Ja aber mit EC-Card wird teilweise überprüft ob du noch soviel auf dem Konto hast und wie viel man schon gekauft hat. Das ist peinlich wenn man an der Kasse steht sich für 1950€ teile für den PC gekauft hat und dann bei Aldi wegen 55€ nicht mehr bezahlen kann weil das Limit überzogen war.

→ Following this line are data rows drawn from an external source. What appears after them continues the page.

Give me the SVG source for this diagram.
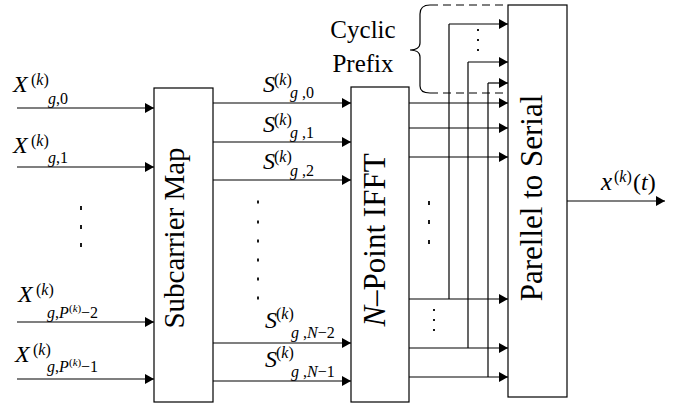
<svg xmlns="http://www.w3.org/2000/svg" width="686" height="405" viewBox="0 0 686 405" font-family="Liberation Serif, Times New Roman, serif">
<style>
text{font-family:"Liberation Serif",serif;fill:#000}
.it{font-style:italic}
.X{font-size:24px;font-style:italic}
.S{font-size:24px;font-style:italic}
.sup{font-size:16px}
.sub{font-size:16px}
.sup2{font-size:11px}
.ln{stroke:#000;stroke-width:1.2;fill:none}
.ar{stroke:#000;stroke-width:1.2;fill:none;marker-end:url(#ah)}
.box{fill:#fff;stroke:#000;stroke-width:1.2}
.dash{stroke:#000;stroke-width:1.2;stroke-dasharray:8,5;fill:none}
.dot{stroke:#000;stroke-width:1.8}
.big{font-size:29px}
</style>
<defs>
<marker id="ah" markerWidth="9" markerHeight="10" refX="9" refY="5" orient="auto" markerUnits="userSpaceOnUse">
<path d="M0,0 L9,5 L0,10 z" fill="#000"/>
</marker>
</defs>

<g id="connectors">
<line class="ar" x1="17" y1="108" x2="154" y2="108"/>
<line class="ar" x1="17" y1="167" x2="154" y2="167"/>
<line class="ar" x1="17" y1="322" x2="154" y2="322"/>
<line class="ar" x1="17" y1="379" x2="154" y2="379"/>

<line class="ar" x1="213" y1="103" x2="351" y2="103"/>
<line class="ar" x1="213" y1="142" x2="351" y2="142"/>
<line class="ar" x1="213" y1="180" x2="351" y2="180"/>
<line class="ar" x1="213" y1="343" x2="351" y2="343"/>
<line class="ar" x1="213" y1="381" x2="351" y2="381"/>

<line class="ar" x1="409" y1="103" x2="508" y2="103"/>
<line class="ar" x1="409" y1="128" x2="508" y2="128"/>
<line class="ar" x1="409" y1="157" x2="508" y2="157"/>
<line class="ar" x1="409" y1="299" x2="508" y2="299"/>
<line class="ar" x1="409" y1="348" x2="508" y2="348"/>
<line class="ar" x1="409" y1="377" x2="508" y2="377"/>

<line class="ln" x1="449" y1="24" x2="449" y2="299"/>
<line class="ln" x1="468" y1="62" x2="468" y2="348"/>
<line class="ln" x1="488" y1="83" x2="488" y2="377"/>
<line class="ar" x1="449" y1="24" x2="508" y2="24"/>
<line class="ar" x1="468" y1="62" x2="508" y2="62"/>
<line class="ar" x1="488" y1="83" x2="508" y2="83"/>

<line class="ar" x1="567" y1="201" x2="665" y2="201"/>

<line class="dash" x1="430" y1="5" x2="508" y2="5"/>
<line class="dash" x1="430" y1="93" x2="508" y2="93"/>
<path class="ln" d="M430,5 C423,5 420,8 420,14 L420,43 C420,48 415,50 410,50 C415,50 420,52 420,57 L420,86 C420,91 423,93 430,93"/>
</g>

<g id="dots">
<line class="dot" x1="81" y1="206" x2="81" y2="210"/>
<line class="dot" x1="81" y1="225" x2="81" y2="229"/>
<line class="dot" x1="81" y1="243" x2="81" y2="247"/>

<line class="dot" x1="258" y1="200.5" x2="258" y2="203.5"/>
<line class="dot" x1="258" y1="220.5" x2="258" y2="223.5"/>
<line class="dot" x1="258" y1="239.5" x2="258" y2="242.5"/>
<line class="dot" x1="258" y1="258.5" x2="258" y2="261.5"/>
<line class="dot" x1="258" y1="277.5" x2="258" y2="280.5"/>
<line class="dot" x1="258" y1="296.5" x2="258" y2="299.5"/>

<line class="dot" x1="429" y1="201" x2="429" y2="205"/>
<line class="dot" x1="429" y1="220" x2="429" y2="224"/>
<line class="dot" x1="429" y1="240" x2="429" y2="244"/>

<line class="dot" x1="434" y1="309" x2="434" y2="311"/>
<line class="dot" x1="434" y1="319" x2="434" y2="321"/>
<line class="dot" x1="434" y1="329" x2="434" y2="331"/>

<line class="dot" x1="478" y1="29" x2="478" y2="31"/>
<line class="dot" x1="478" y1="39" x2="478" y2="41"/>
<line class="dot" x1="478" y1="49" x2="478" y2="51"/>
</g>

<g id="subcarrier-map">
<rect class="box" x="154" y="88" width="59" height="314"/>
<text class="big" text-anchor="middle" transform="translate(184,238) rotate(-90)">Subcarrier Map</text>
</g>

<g id="ifft">
<rect class="box" x="351" y="87" width="58" height="315"/>
<text style="font-size:31px" text-anchor="middle" transform="translate(385,240) rotate(-90)"><tspan class="it">N</tspan>–Point IFFT</text>
</g>

<g id="p2s">
<rect class="box" x="508" y="5" width="59" height="392"/>
<text style="font-size:31px" text-anchor="middle" transform="translate(542,198) rotate(-90)">Parellel to Serial</text>
</g>

<g id="cp-label">
<text style="font-size:25px" x="363" y="38" text-anchor="middle">Cyclic</text>
<text style="font-size:25px" x="363" y="72" text-anchor="middle">Prefix</text>
</g>

<g id="input-labels">
<text class="X" x="13" y="92">X</text>
<text class="sup" x="31" y="85">(<tspan class="it">k</tspan>)</text>
<text class="sub" x="48" y="104"><tspan class="it">g</tspan>,0</text>

<text class="X" x="13" y="153">X</text>
<text class="sup" x="31" y="146">(<tspan class="it">k</tspan>)</text>
<text class="sub" x="48" y="163"><tspan class="it">g</tspan>,1</text>

<text class="X" x="18" y="302">X</text>
<text class="sup" x="36" y="295">(<tspan class="it">k</tspan>)</text>
<text class="sub" x="47" y="318"><tspan class="it">g</tspan>,<tspan class="it">P</tspan></text>
<text class="sup2" x="69" y="312">(<tspan class="it">k</tspan>)</text>
<text class="sub" x="81" y="318">−2</text>

<text class="X" x="15" y="362">X</text>
<text class="sup" x="33" y="355">(<tspan class="it">k</tspan>)</text>
<text class="sub" x="47" y="372"><tspan class="it">g</tspan>,<tspan class="it">P</tspan></text>
<text class="sup2" x="69" y="366">(<tspan class="it">k</tspan>)</text>
<text class="sub" x="81" y="372">−1</text>
</g>

<g id="s-labels">
<text class="S" x="263" y="92">S</text>
<text class="sup" x="274" y="85">(<tspan class="it">k</tspan>)</text>
<text class="sub" x="290" y="98"><tspan class="it">g</tspan> ,0</text>

<text class="S" x="263" y="132">S</text>
<text class="sup" x="274" y="125">(<tspan class="it">k</tspan>)</text>
<text class="sub" x="290" y="138"><tspan class="it">g</tspan> ,1</text>

<text class="S" x="263" y="169">S</text>
<text class="sup" x="274" y="162">(<tspan class="it">k</tspan>)</text>
<text class="sub" x="290" y="176"><tspan class="it">g</tspan> ,2</text>

<text class="S" x="265" y="328">S</text>
<text class="sup" x="276" y="319">(<tspan class="it">k</tspan>)</text>
<text class="sub" x="291" y="338"><tspan class="it">g</tspan> ,<tspan class="it">N</tspan>−2</text>

<text class="S" x="265" y="367">S</text>
<text class="sup" x="276" y="358">(<tspan class="it">k</tspan>)</text>
<text class="sub" x="291" y="377"><tspan class="it">g</tspan> ,<tspan class="it">N</tspan>−1</text>
</g>

<g id="output-label">
<text style="font-size:25px;font-style:italic" x="601" y="190">x</text>
<text style="font-size:16px" x="614" y="182">(<tspan class="it">k</tspan>)</text>
<text style="font-size:24px" x="633" y="190">(<tspan class="it">t</tspan>)</text>
</g>
</svg>
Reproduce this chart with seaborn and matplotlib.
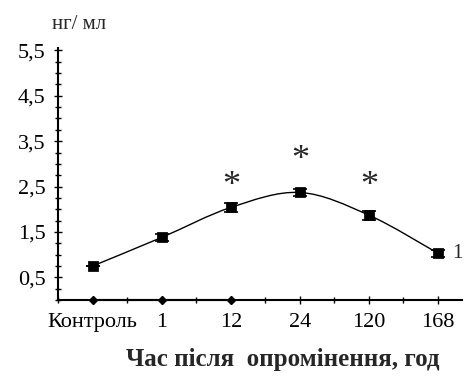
import matplotlib
matplotlib.use("Agg")
import matplotlib.pyplot as plt
from matplotlib.path import Path
from matplotlib.patches import PathPatch
from matplotlib.ticker import MultipleLocator, FuncFormatter
import seaborn as sns
import numpy as np
import pandas as pd

# Дані
categories = ["Контроль", "1", "12", "24", "120", "168"]
level = [0.75, 1.38, 2.04, 2.37, 1.87, 1.03]
level_err = [0.0, 0.08, 0.1, 0.07, 0.1, 0.08]
base_cats = ["Контроль", "1", "12"]
base_level = [0.0, 0.0, 0.0]
star_cats = ["12", "24", "120"]
star_y = [2.68, 3.25, 2.68]

sns.set_style("ticks")
plt.rcParams["font.family"] = ["Liberation Serif", "DejaVu Serif"]

df = pd.DataFrame({"x": range(len(categories)), "y": level, "err": level_err})
pos = {c: i for i, c in enumerate(categories)}

fig = plt.figure(figsize=(4.65, 3.76), dpi=100)
ax = fig.add_axes([0.125, 0.202, 0.869, 0.670])

# згладжена крива (Catmull-Rom -> Безьє)
pts = df[["x", "y"]].to_numpy(dtype=float)
ext = np.vstack([pts[0], pts, pts[-1]])
verts = [tuple(pts[0])]
codes = [Path.MOVETO]
for i in range(1, len(ext) - 2):
    p0, p1, p2, p3 = ext[i - 1], ext[i], ext[i + 1], ext[i + 2]
    verts += [tuple(p1 + (p2 - p0) / 6), tuple(p2 - (p3 - p1) / 6), tuple(p2)]
    codes += [Path.CURVE4] * 3
ax.add_patch(PathPatch(Path(verts, codes), fill=False, color="black", lw=1.0, zorder=2))

ax.errorbar(df["x"], df["y"], yerr=df["err"], fmt="none", ecolor="black",
            elinewidth=1.0, capsize=5, capthick=1.2, zorder=3)
sns.scatterplot(x="x", y="y", data=df, marker="s", s=45, color="black",
                edgecolor="black", ax=ax, zorder=4, legend=False)

# друга серія вздовж осі
bx = [pos[c] for c in base_cats]
ax.plot(bx, base_level, color="black", lw=1.5, marker="D", ms=4, clip_on=False, zorder=5)

for c, y in zip(star_cats, star_y):
    ax.annotate("*", (pos[c], y), xytext=(0, -6), textcoords="offset points",
                ha="center", va="center", fontsize=26)

ax.text(5.2, level[-1], "1", ha="left", va="center", fontsize=15)

ax.set_xlim(-0.5, 5.35)
ax.set_ylim(0, 5.55)
ax.set_xticks(range(len(categories)))
ax.set_xticklabels(categories)
ax.xaxis.set_minor_locator(MultipleLocator(0.5))
ax.set_yticks([0.5, 1.5, 2.5, 3.5, 4.5, 5.5])
ax.yaxis.set_major_formatter(FuncFormatter(lambda v, p: f"{v:.1f}".replace(".", ",")))
ax.yaxis.set_minor_locator(MultipleLocator(0.25))
ax.tick_params(axis="both", which="both", direction="inout", labelsize=16, width=1.0, colors="black")
ax.tick_params(axis="both", which="major", length=6)
ax.tick_params(axis="both", which="minor", length=4)
ax.tick_params(axis="x", pad=6)
ax.tick_params(axis="y", pad=6)
ax.set_xlabel("Час після  опромінення, год", fontsize=18, fontweight="bold")
ax.xaxis.set_label_coords(0.555, -0.19)
ax.set_ylabel("")
sns.despine(ax=ax)
for s in ["left", "bottom"]:
    ax.spines[s].set_linewidth(1.5)
    ax.spines[s].set_color("black")

fig.text(0.17, 0.936, "нг/ мл", ha="center", va="center", fontsize=15)

fig.savefig("out.png", dpi=100)
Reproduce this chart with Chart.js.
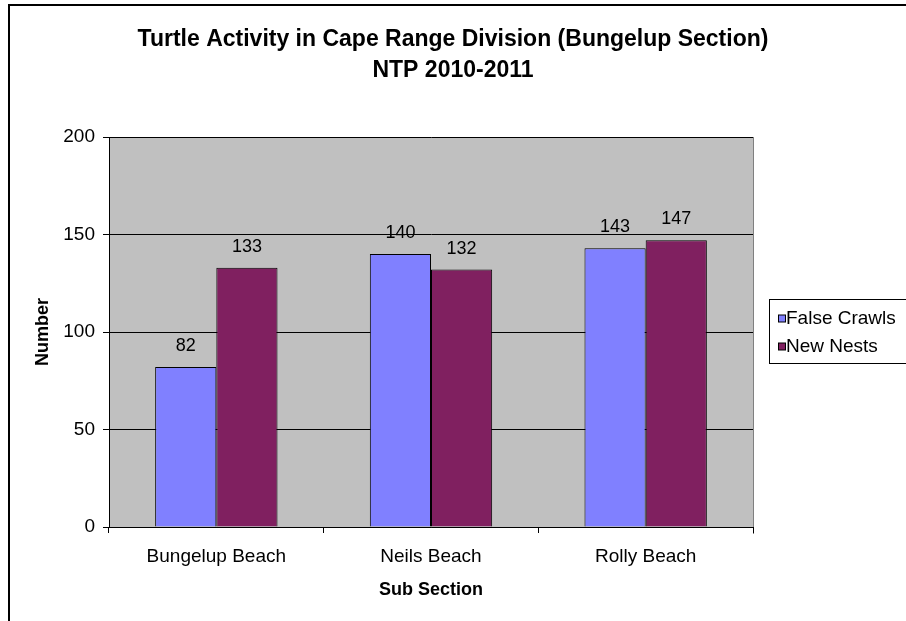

Also im Allgemeinen wird es 1-3 Tage später abgebucht und 3-6 Tage später überwiesen, die Tage die dazwischen liegen ist das Geld verschwunden( böse Leute behaupten die Bank arbeitet in der Zeit mit dem Geld)


----------



## Eed (2. August 2007)

Ja, da steht das du bis 30min vor der Vorstellung stornieren kannst. Jedoch steht dort aber auch, das es dann ein paar Tage länger dauert bis du dein Geld zurück überwiesen bekommst sofern du nicht am selben Tag an dem du Bestellt hast stornierst, und es 50cent Stornogebühr kostet. D.h. für mich das die auch Abbuchen wenn du noch nicht die Karten geholt hast, bzw auch Tage bevor die Vorstellung beginnt. Denn sonst bräuchte es keine Rückbuchungskosten bezahlen.


----------



## Mondryx (2. August 2007)

jo das stimmt schon alles was ihr sagt. aber da ich heute abend definitiv ins kino gehe ist das für mich recht irrelevant. es ist trotzdem gut zu wissen 


			Dieser Inhalt steht nur eingeloggten Mitgliedern zur Verfügung.


----------